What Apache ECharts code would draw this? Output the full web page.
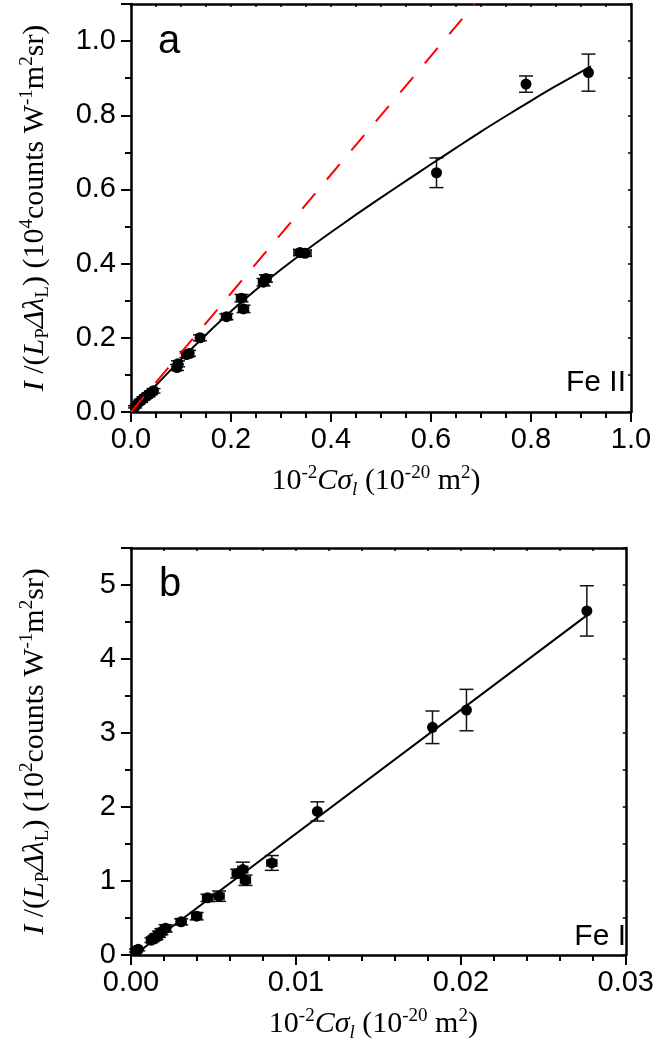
<!DOCTYPE html>
<html>
<head>
<meta charset="utf-8">
<script src="https://cdn.jsdelivr.net/npm/echarts@6/dist/echarts.min.js"></script>
<style>
html,body{margin:0;padding:0;background:#fff;}
#chart{width:657px;height:1059px;}
</style>
</head>
<body>
<div id="chart"></div>
<script>
// ---------- Panel a (Fe II) ----------
const aX    = [0.008,0.014,0.020,0.025,0.030,0.035,0.040,0.045,0.092,0.094,0.111,0.116,0.138,0.191,0.221,0.225,0.265,0.270,0.338,0.348,0.611,0.790,0.915];
const aY    = [0.014,0.024,0.030,0.037,0.042,0.046,0.052,0.057,0.120,0.130,0.155,0.158,0.200,0.257,0.307,0.278,0.350,0.360,0.430,0.428,0.645,0.884,0.915];
const aYErr = [0.003,0.003,0.004,0.004,0.004,0.005,0.005,0.006,0.008,0.008,0.008,0.008,0.008,0.008,0.010,0.010,0.010,0.010,0.008,0.008,0.040,0.022,0.050];
const aXErr = [0.003,0.004,0.004,0.005,0.005,0.006,0.006,0.007,0.008,0.008,0.009,0.009,0.008,0.010,0.010,0.010,0.010,0.010,0.012,0.012,0.000,0.000,0.000];
const aFitX = [0,0.05,0.10,0.15,0.20,0.25,0.30,0.35,0.40,0.45,0.50,0.55,0.60,0.65,0.70,0.75,0.80,0.85,0.92];
const aFitY = [0,0.072,0.142,0.2085,0.2715,0.3295,0.384,0.4355,0.4845,0.532,0.578,0.623,0.668,0.712,0.756,0.798,0.839,0.879,0.932];
const aLinX = [0,0.6875];
const aLinY = [0,1.1];

// ---------- Panel b (Fe I) ----------
const bX    = [0.00030,0.00044,0.00124,0.00140,0.00154,0.00170,0.00184,0.00210,0.00304,0.00398,0.00464,0.00534,0.00644,0.00678,0.00694,0.00854,0.01130,0.01828,0.02034,0.02764];
const bY    = [0.060,0.077,0.200,0.225,0.247,0.280,0.314,0.360,0.449,0.525,0.772,0.795,1.100,1.155,1.010,1.244,1.940,3.077,3.310,4.650];
const bYErr = [0.02,0.02,0.03,0.03,0.04,0.04,0.04,0.05,0.04,0.05,0.05,0.07,0.06,0.10,0.07,0.10,0.13,0.22,0.28,0.34];
const bXErr = [0.0002,0.0002,0.0003,0.0003,0.0003,0.0003,0.0003,0.0003,0.0003,0.0003,0.0003,0.0003,0.0003,0.0003,0.0003,0.0003,0,0,0,0];
const bFitX = [0.0002,0.0277];
const bFitY = [0,4.6];

const aTicksX = [0,0.2,0.4,0.6,0.8,1.0];
const aTicksY = [0,0.2,0.4,0.6,0.8,1.0];
const bTicksX = [0,0.01,0.02,0.03];
const bTicksY = [0,1,2,3,4,5];

const SANS = 'Liberation Sans, Arial, sans-serif';
const SERIF = 'Liberation Serif, Times New Roman, serif';

function zip(xs, ys) { return xs.map((x,i)=>[x, ys[i]]); }
function zip4(xs, ys, ye, xe) { return xs.map((x,i)=>[x, ys[i], ye[i], xe[i]]); }

const nameRich = {
  n:   {fontFamily: SERIF, fontSize: 30, color:'#000', lineHeight: 35},
  i:   {fontFamily: SERIF, fontSize: 30, fontStyle:'italic', color:'#000', lineHeight: 35},
  sup: {fontFamily: SERIF, fontSize: 19, color:'#000', verticalAlign:'top', lineHeight: 19},
  sub: {fontFamily: SERIF, fontSize: 19, color:'#000', verticalAlign:'bottom', lineHeight: 19},
  subi:{fontFamily: SERIF, fontSize: 19, fontStyle:'italic', color:'#000', verticalAlign:'bottom', lineHeight: 14}
};
const yNameA = '{i|I}{n| /(}{i|L}{sub|P}{i|Δλ}{sub|L}{n|) (10}{sup|4}{n|counts W}{sup|-1}{n|m}{sup|2}{n|sr)}';
const yNameB = '{i|I}{n| /(}{i|L}{sub|P}{i|Δλ}{sub|L}{n|) (10}{sup|2}{n|counts W}{sup|-1}{n|m}{sup|2}{n|sr)}';
const xName  = '{n|10}{sup|-2}{i|Cσ}{subi|l}{n| (10}{sup|-20}{n| m}{sup|2}{n|)}';

function labelFmt(ticks, dec) {
  return v => { const r = Math.round(v*1e6)/1e6; return ticks.some(t=>Math.abs(t-r)<1e-9) ? r.toFixed(dec) : ''; };
}

function mainX(grid, min, max, interval, split, dec, ticks) {
  return {
    gridIndex: grid, type:'value', position:'bottom', min, max, interval,
    axisLine:{show:true, onZero:false, lineStyle:{color:'#000', width:2.5}},
    axisTick:{show:true, inside:false, length:10, lineStyle:{color:'#000', width:2}},
    minorTick:{show:true, splitNumber:split, length:6, lineStyle:{color:'#000', width:2}},
    splitLine:{show:false}, minorSplitLine:{show:false},
    axisLabel:{show:true, fontFamily:SANS, fontSize:29, color:'#000', margin:13, formatter: labelFmt(ticks, dec)},
    name: xName, nameLocation:'middle', nameGap:52,
    nameTextStyle:{rich:nameRich, padding:[0,10,0,0]}
  };
}
function mainY(grid, min, max, interval, split, dec, ticks, nm) {
  return {
    gridIndex: grid, type:'value', position:'left', min, max, interval,
    axisLine:{show:true, onZero:false, lineStyle:{color:'#000', width:2.5}},
    axisTick:{show:true, inside:false, length:10, lineStyle:{color:'#000', width:2}},
    minorTick:{show:true, splitNumber:split, length:6, lineStyle:{color:'#000', width:2}},
    splitLine:{show:false}, minorSplitLine:{show:false},
    axisLabel:{show:true, fontFamily:SANS, fontSize:29, color:'#000', margin:15, showMaxLabel:false, formatter: labelFmt(ticks, dec)},
    name: nm, nameLocation:'middle', nameGap:78, nameRotate:90,
    nameTextStyle:{rich:nameRich}
  };
}
function sideAxis(grid, pos, min, max, interval, split) {
  return {
    gridIndex: grid, type:'value', position:pos, min, max, interval,
    axisLine:{show:true, onZero:false, lineStyle:{color:'#000', width:2.5}},
    axisTick:{show:true, inside:true, length:3, lineStyle:{color:'#000', width:1.5}},
    minorTick:{show:true, splitNumber:split, length:3, lineStyle:{color:'#000', width:1.5}},
    splitLine:{show:false}, minorSplitLine:{show:false},
    axisLabel:{show:false}
  };
}

function errItem() {
  return function (params, api) {
    const x = api.value(0), y = api.value(1), ye = api.value(2), xe = api.value(3);
    const top = api.coord([x, y + ye]);
    const bot = api.coord([x, y - ye]);
    const children = [];
    const ls = {stroke:'#111', lineWidth:1.5};
    children.push({type:'line', shape:{x1:top[0], y1:top[1], x2:bot[0], y2:bot[1]}, style:ls});
    children.push({type:'line', shape:{x1:top[0]-7, y1:top[1], x2:top[0]+7, y2:top[1]}, style:ls});
    children.push({type:'line', shape:{x1:bot[0]-7, y1:bot[1], x2:bot[0]+7, y2:bot[1]}, style:ls});
    if (xe > 0) {
      const l = api.coord([x - xe, y]);
      const r = api.coord([x + xe, y]);
      children.push({type:'line', shape:{x1:l[0], y1:l[1], x2:r[0], y2:r[1]}, style:ls});
      children.push({type:'line', shape:{x1:l[0], y1:l[1]-4, x2:l[0], y2:l[1]+4}, style:ls});
      children.push({type:'line', shape:{x1:r[0], y1:r[1]-4, x2:r[0], y2:r[1]+4}, style:ls});
    }
    return {type:'group', children};
  };
}

const chart = echarts.init(document.getElementById('chart'), null, {renderer:'canvas'});
const option = {
  backgroundColor:'#fff',
  animation:false,
  grid:[
    {left:131, top:4, width:500, height:408, show:false},
    {left:131, top:548, width:500, height:407, show:false}
  ],
  xAxis:[
    mainX(0, 0, 1.0, 0.2, 4, 1, aTicksX),
    sideAxis(0, 'top', 0, 1.0, 0.2, 4),
    mainX(1, 0, 0.03, 0.01, 5, 2, bTicksX),
    sideAxis(1, 'top', 0, 0.03, 0.01, 5)
  ],
  yAxis:[
    mainY(0, 0, 1.1, 0.2, 2, 1, aTicksY, yNameA),
    sideAxis(0, 'right', 0, 1.1, 0.2, 2),
    mainY(1, 0, 5.5, 1, 2, 0, bTicksY, yNameB),
    sideAxis(1, 'right', 0, 5.5, 1, 2)
  ],
  graphic:[
    {type:'text', left:158, top:22, style:{text:'a', font:'40px Liberation Sans', fill:'#000'}},
    {type:'text', left:159, top:565, style:{text:'b', font:'40px Liberation Sans', fill:'#000'}},
    {type:'text', right:31, top:368, style:{text:'Fe II', font:'30px Liberation Sans', fill:'#000'}},
    {type:'text', right:31, top:922, style:{text:'Fe I', font:'30px Liberation Sans', fill:'#000'}}
  ],
  series:[
    {type:'custom', xAxisIndex:0, yAxisIndex:0, renderItem:errItem(), data:zip4(aX,aY,aYErr,aXErr), z:3, silent:true},
    {type:'scatter', xAxisIndex:0, yAxisIndex:0, data:zip(aX,aY), symbol:'circle', symbolSize:11, itemStyle:{color:'#000', opacity:1}, z:4},
    {type:'line', xAxisIndex:0, yAxisIndex:0, data:zip(aFitX,aFitY), smooth:0.3, showSymbol:false, symbol:'none', lineStyle:{color:'#000', width:2}, z:5},
    {type:'line', xAxisIndex:0, yAxisIndex:0, data:zip(aLinX,aLinY), showSymbol:false, symbol:'none', lineStyle:{color:'#ff0000', width:2, type:[20,18]}, z:6},
    {type:'custom', xAxisIndex:2, yAxisIndex:2, renderItem:errItem(), data:zip4(bX,bY,bYErr,bXErr), z:3, silent:true},
    {type:'scatter', xAxisIndex:2, yAxisIndex:2, data:zip(bX,bY), symbol:'circle', symbolSize:11, itemStyle:{color:'#000', opacity:1}, z:4},
    {type:'line', xAxisIndex:2, yAxisIndex:2, data:zip(bFitX,bFitY), showSymbol:false, symbol:'none', lineStyle:{color:'#000', width:2}, z:5}
  ]
};
chart.setOption(option);
</script>
</body>
</html>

^^^^^^^^^^^^^^^^

TASK PROMPT:
Please extract exactly the lines of the data, from the first through the line containing "const aLinY = [0,1.1];", and add no pictures to the copy.

FULL OUTPUT:
What Apache ECharts code would draw this? Output the full web page.
<!DOCTYPE html>
<html>
<head>
<meta charset="utf-8">
<script src="https://cdn.jsdelivr.net/npm/echarts@6/dist/echarts.min.js"></script>
<style>
html,body{margin:0;padding:0;background:#fff;}
#chart{width:657px;height:1059px;}
</style>
</head>
<body>
<div id="chart"></div>
<script>
// ---------- Panel a (Fe II) ----------
const aX    = [0.008,0.014,0.020,0.025,0.030,0.035,0.040,0.045,0.092,0.094,0.111,0.116,0.138,0.191,0.221,0.225,0.265,0.270,0.338,0.348,0.611,0.790,0.915];
const aY    = [0.014,0.024,0.030,0.037,0.042,0.046,0.052,0.057,0.120,0.130,0.155,0.158,0.200,0.257,0.307,0.278,0.350,0.360,0.430,0.428,0.645,0.884,0.915];
const aYErr = [0.003,0.003,0.004,0.004,0.004,0.005,0.005,0.006,0.008,0.008,0.008,0.008,0.008,0.008,0.010,0.010,0.010,0.010,0.008,0.008,0.040,0.022,0.050];
const aXErr = [0.003,0.004,0.004,0.005,0.005,0.006,0.006,0.007,0.008,0.008,0.009,0.009,0.008,0.010,0.010,0.010,0.010,0.010,0.012,0.012,0.000,0.000,0.000];
const aFitX = [0,0.05,0.10,0.15,0.20,0.25,0.30,0.35,0.40,0.45,0.50,0.55,0.60,0.65,0.70,0.75,0.80,0.85,0.92];
const aFitY = [0,0.072,0.142,0.2085,0.2715,0.3295,0.384,0.4355,0.4845,0.532,0.578,0.623,0.668,0.712,0.756,0.798,0.839,0.879,0.932];
const aLinX = [0,0.6875];
const aLinY = [0,1.1];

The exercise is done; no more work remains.